● EXERCISE
Extract the whole listing as it stands. Do not include the pictures.

● INPUT DATA
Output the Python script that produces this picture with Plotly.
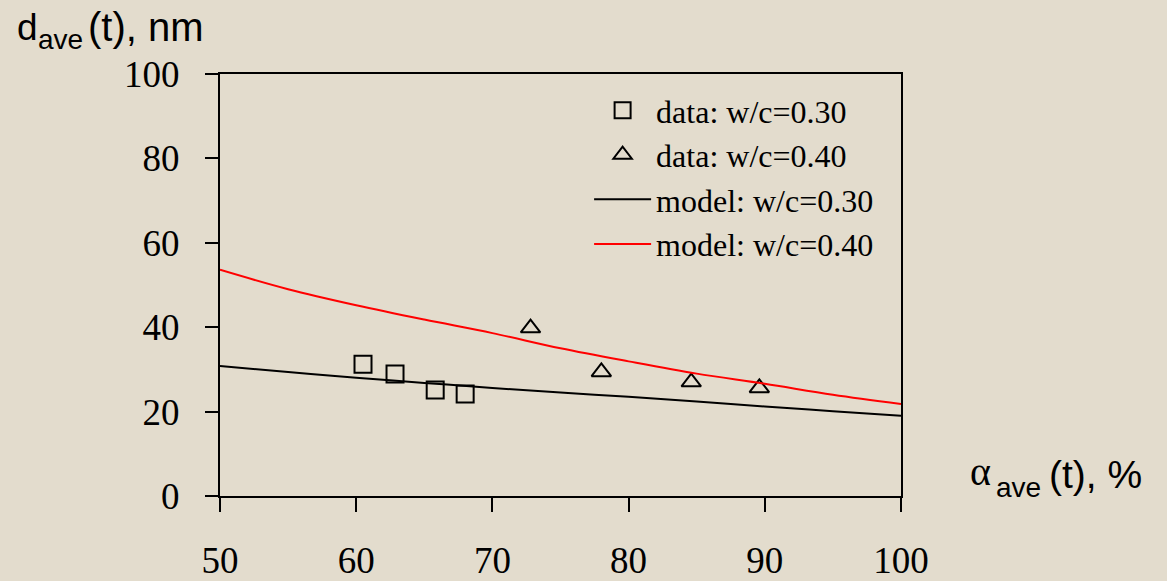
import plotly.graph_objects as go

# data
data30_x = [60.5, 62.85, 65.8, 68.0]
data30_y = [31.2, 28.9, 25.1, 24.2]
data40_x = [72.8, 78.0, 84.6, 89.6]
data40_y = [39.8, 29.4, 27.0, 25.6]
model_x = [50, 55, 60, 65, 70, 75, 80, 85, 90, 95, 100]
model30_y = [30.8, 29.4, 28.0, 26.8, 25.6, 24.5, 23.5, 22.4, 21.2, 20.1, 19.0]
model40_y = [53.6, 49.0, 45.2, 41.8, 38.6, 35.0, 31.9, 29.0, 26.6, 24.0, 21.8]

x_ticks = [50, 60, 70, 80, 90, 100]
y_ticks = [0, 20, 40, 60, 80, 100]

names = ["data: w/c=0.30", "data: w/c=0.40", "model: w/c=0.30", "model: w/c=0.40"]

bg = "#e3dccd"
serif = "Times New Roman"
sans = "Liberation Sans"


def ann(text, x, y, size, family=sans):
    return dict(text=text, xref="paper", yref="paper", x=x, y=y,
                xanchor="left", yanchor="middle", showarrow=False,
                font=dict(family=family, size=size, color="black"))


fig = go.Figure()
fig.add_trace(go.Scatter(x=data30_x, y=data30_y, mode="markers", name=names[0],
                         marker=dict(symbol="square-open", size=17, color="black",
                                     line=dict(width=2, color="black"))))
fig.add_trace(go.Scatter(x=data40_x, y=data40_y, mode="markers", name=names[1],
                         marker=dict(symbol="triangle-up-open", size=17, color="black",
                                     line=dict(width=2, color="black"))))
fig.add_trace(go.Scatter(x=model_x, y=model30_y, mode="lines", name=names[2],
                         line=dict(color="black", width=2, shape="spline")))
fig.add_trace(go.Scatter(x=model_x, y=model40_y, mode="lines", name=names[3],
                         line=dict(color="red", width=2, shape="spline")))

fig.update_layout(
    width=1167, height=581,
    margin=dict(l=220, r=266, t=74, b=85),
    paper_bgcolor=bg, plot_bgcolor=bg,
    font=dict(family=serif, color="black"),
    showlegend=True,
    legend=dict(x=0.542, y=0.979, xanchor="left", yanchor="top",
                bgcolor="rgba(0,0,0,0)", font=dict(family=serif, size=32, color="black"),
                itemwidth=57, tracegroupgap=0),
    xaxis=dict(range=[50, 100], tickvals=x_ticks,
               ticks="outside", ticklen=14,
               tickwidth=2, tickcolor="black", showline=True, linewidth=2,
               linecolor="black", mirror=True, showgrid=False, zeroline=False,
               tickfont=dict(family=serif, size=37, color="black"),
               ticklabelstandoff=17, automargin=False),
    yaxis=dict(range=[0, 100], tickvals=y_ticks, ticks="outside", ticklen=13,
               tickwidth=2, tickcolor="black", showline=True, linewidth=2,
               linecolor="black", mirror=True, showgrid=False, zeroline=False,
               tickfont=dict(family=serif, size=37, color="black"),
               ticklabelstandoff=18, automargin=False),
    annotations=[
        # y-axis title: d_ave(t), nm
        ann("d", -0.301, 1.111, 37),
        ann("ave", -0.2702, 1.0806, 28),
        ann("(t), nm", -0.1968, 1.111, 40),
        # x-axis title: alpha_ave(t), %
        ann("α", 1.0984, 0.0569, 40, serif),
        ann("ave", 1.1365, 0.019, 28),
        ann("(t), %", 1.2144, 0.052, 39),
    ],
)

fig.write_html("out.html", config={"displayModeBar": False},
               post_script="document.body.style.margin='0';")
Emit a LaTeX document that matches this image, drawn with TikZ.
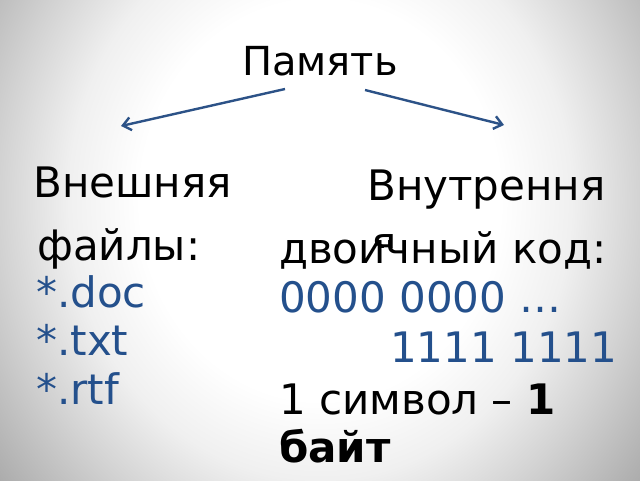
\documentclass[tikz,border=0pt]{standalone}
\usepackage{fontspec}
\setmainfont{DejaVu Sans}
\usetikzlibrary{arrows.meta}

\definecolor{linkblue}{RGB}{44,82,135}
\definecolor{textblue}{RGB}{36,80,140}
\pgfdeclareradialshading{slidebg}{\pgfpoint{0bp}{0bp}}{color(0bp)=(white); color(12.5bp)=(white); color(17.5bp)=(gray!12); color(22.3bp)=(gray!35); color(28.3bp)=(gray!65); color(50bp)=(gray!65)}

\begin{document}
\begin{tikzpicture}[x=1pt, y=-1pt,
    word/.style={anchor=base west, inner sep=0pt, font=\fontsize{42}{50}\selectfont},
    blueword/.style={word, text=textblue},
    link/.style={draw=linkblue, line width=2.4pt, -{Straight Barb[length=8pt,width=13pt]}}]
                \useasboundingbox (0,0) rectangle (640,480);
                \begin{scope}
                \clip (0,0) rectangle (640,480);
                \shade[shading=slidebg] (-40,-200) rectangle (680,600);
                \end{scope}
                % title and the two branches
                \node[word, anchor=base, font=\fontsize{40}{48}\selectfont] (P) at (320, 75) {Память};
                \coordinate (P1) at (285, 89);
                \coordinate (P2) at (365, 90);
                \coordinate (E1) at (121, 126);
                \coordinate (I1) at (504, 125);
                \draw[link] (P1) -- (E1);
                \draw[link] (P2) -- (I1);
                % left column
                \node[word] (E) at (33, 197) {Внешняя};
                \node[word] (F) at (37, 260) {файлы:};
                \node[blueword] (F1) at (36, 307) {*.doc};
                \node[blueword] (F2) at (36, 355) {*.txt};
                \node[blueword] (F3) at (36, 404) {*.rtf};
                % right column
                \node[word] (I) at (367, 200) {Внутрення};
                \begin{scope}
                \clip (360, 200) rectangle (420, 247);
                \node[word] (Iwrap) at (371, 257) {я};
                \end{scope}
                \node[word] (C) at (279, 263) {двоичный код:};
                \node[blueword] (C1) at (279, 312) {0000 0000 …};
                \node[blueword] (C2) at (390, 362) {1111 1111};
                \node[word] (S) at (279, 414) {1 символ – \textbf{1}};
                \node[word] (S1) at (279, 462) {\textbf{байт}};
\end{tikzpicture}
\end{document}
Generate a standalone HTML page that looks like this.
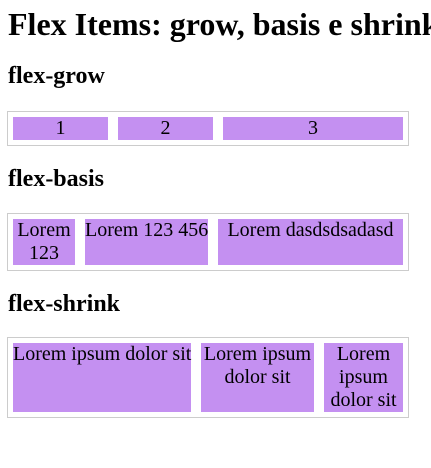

● ANSWER TO THE TASK
Output the Python script that produces this picture with Plotly.
import plotly.graph_objects as go

# data
data30_x = [60.5, 62.85, 65.8, 68.0]
data30_y = [31.2, 28.9, 25.1, 24.2]
data40_x = [72.8, 78.0, 84.6, 89.6]
data40_y = [39.8, 29.4, 27.0, 25.6]
model_x = [50, 55, 60, 65, 70, 75, 80, 85, 90, 95, 100]
model30_y = [30.8, 29.4, 28.0, 26.8, 25.6, 24.5, 23.5, 22.4, 21.2, 20.1, 19.0]
model40_y = [53.6, 49.0, 45.2, 41.8, 38.6, 35.0, 31.9, 29.0, 26.6, 24.0, 21.8]

x_ticks = [50, 60, 70, 80, 90, 100]
y_ticks = [0, 20, 40, 60, 80, 100]

names = ["data: w/c=0.30", "data: w/c=0.40", "model: w/c=0.30", "model: w/c=0.40"]

bg = "#e3dccd"
serif = "Times New Roman"
sans = "Liberation Sans"


def ann(text, x, y, size, family=sans):
    return dict(text=text, xref="paper", yref="paper", x=x, y=y,
                xanchor="left", yanchor="middle", showarrow=False,
                font=dict(family=family, size=size, color="black"))


fig = go.Figure()
fig.add_trace(go.Scatter(x=data30_x, y=data30_y, mode="markers", name=names[0],
                         marker=dict(symbol="square-open", size=17, color="black",
                                     line=dict(width=2, color="black"))))
fig.add_trace(go.Scatter(x=data40_x, y=data40_y, mode="markers", name=names[1],
                         marker=dict(symbol="triangle-up-open", size=17, color="black",
                                     line=dict(width=2, color="black"))))
fig.add_trace(go.Scatter(x=model_x, y=model30_y, mode="lines", name=names[2],
                         line=dict(color="black", width=2, shape="spline")))
fig.add_trace(go.Scatter(x=model_x, y=model40_y, mode="lines", name=names[3],
                         line=dict(color="red", width=2, shape="spline")))

fig.update_layout(
    width=1167, height=581,
    margin=dict(l=220, r=266, t=74, b=85),
    paper_bgcolor=bg, plot_bgcolor=bg,
    font=dict(family=serif, color="black"),
    showlegend=True,
    legend=dict(x=0.542, y=0.979, xanchor="left", yanchor="top",
                bgcolor="rgba(0,0,0,0)", font=dict(family=serif, size=32, color="black"),
                itemwidth=57, tracegroupgap=0),
    xaxis=dict(range=[50, 100], tickvals=x_ticks,
               ticks="outside", ticklen=14,
               tickwidth=2, tickcolor="black", showline=True, linewidth=2,
               linecolor="black", mirror=True, showgrid=False, zeroline=False,
               tickfont=dict(family=serif, size=37, color="black"),
               ticklabelstandoff=17, automargin=False),
    yaxis=dict(range=[0, 100], tickvals=y_ticks, ticks="outside", ticklen=13,
               tickwidth=2, tickcolor="black", showline=True, linewidth=2,
               linecolor="black", mirror=True, showgrid=False, zeroline=False,
               tickfont=dict(family=serif, size=37, color="black"),
               ticklabelstandoff=18, automargin=False),
    annotations=[
        # y-axis title: d_ave(t), nm
        ann("d", -0.301, 1.111, 37),
        ann("ave", -0.2702, 1.0806, 28),
        ann("(t), nm", -0.1968, 1.111, 40),
        # x-axis title: alpha_ave(t), %
        ann("α", 1.0984, 0.0569, 40, serif),
        ann("ave", 1.1365, 0.019, 28),
        ann("(t), %", 1.2144, 0.052, 39),
    ],
)

fig.write_html("out.html", config={"displayModeBar": False},
               post_script="document.body.style.margin='0';")
Emit a LaTeX document that matches this image, drawn with TikZ.
\documentclass[tikz,border=0pt]{standalone}
\usepackage{fontspec}
\setmainfont{DejaVu Sans}
\usetikzlibrary{arrows.meta}

\definecolor{linkblue}{RGB}{44,82,135}
\definecolor{textblue}{RGB}{36,80,140}
\pgfdeclareradialshading{slidebg}{\pgfpoint{0bp}{0bp}}{color(0bp)=(white); color(12.5bp)=(white); color(17.5bp)=(gray!12); color(22.3bp)=(gray!35); color(28.3bp)=(gray!65); color(50bp)=(gray!65)}

\begin{document}
\begin{tikzpicture}[x=1pt, y=-1pt,
    word/.style={anchor=base west, inner sep=0pt, font=\fontsize{42}{50}\selectfont},
    blueword/.style={word, text=textblue},
    link/.style={draw=linkblue, line width=2.4pt, -{Straight Barb[length=8pt,width=13pt]}}]
                \useasboundingbox (0,0) rectangle (640,480);
                \begin{scope}
                \clip (0,0) rectangle (640,480);
                \shade[shading=slidebg] (-40,-200) rectangle (680,600);
                \end{scope}
                % title and the two branches
                \node[word, anchor=base, font=\fontsize{40}{48}\selectfont] (P) at (320, 75) {Память};
                \coordinate (P1) at (285, 89);
                \coordinate (P2) at (365, 90);
                \coordinate (E1) at (121, 126);
                \coordinate (I1) at (504, 125);
                \draw[link] (P1) -- (E1);
                \draw[link] (P2) -- (I1);
                % left column
                \node[word] (E) at (33, 197) {Внешняя};
                \node[word] (F) at (37, 260) {файлы:};
                \node[blueword] (F1) at (36, 307) {*.doc};
                \node[blueword] (F2) at (36, 355) {*.txt};
                \node[blueword] (F3) at (36, 404) {*.rtf};
                % right column
                \node[word] (I) at (367, 200) {Внутрення};
                \begin{scope}
                \clip (360, 200) rectangle (420, 247);
                \node[word] (Iwrap) at (371, 257) {я};
                \end{scope}
                \node[word] (C) at (279, 263) {двоичный код:};
                \node[blueword] (C1) at (279, 312) {0000 0000 …};
                \node[blueword] (C2) at (390, 362) {1111 1111};
                \node[word] (S) at (279, 414) {1 символ – \textbf{1}};
                \node[word] (S1) at (279, 462) {\textbf{байт}};
\end{tikzpicture}
\end{document}
Generate a standalone HTML page that looks like this.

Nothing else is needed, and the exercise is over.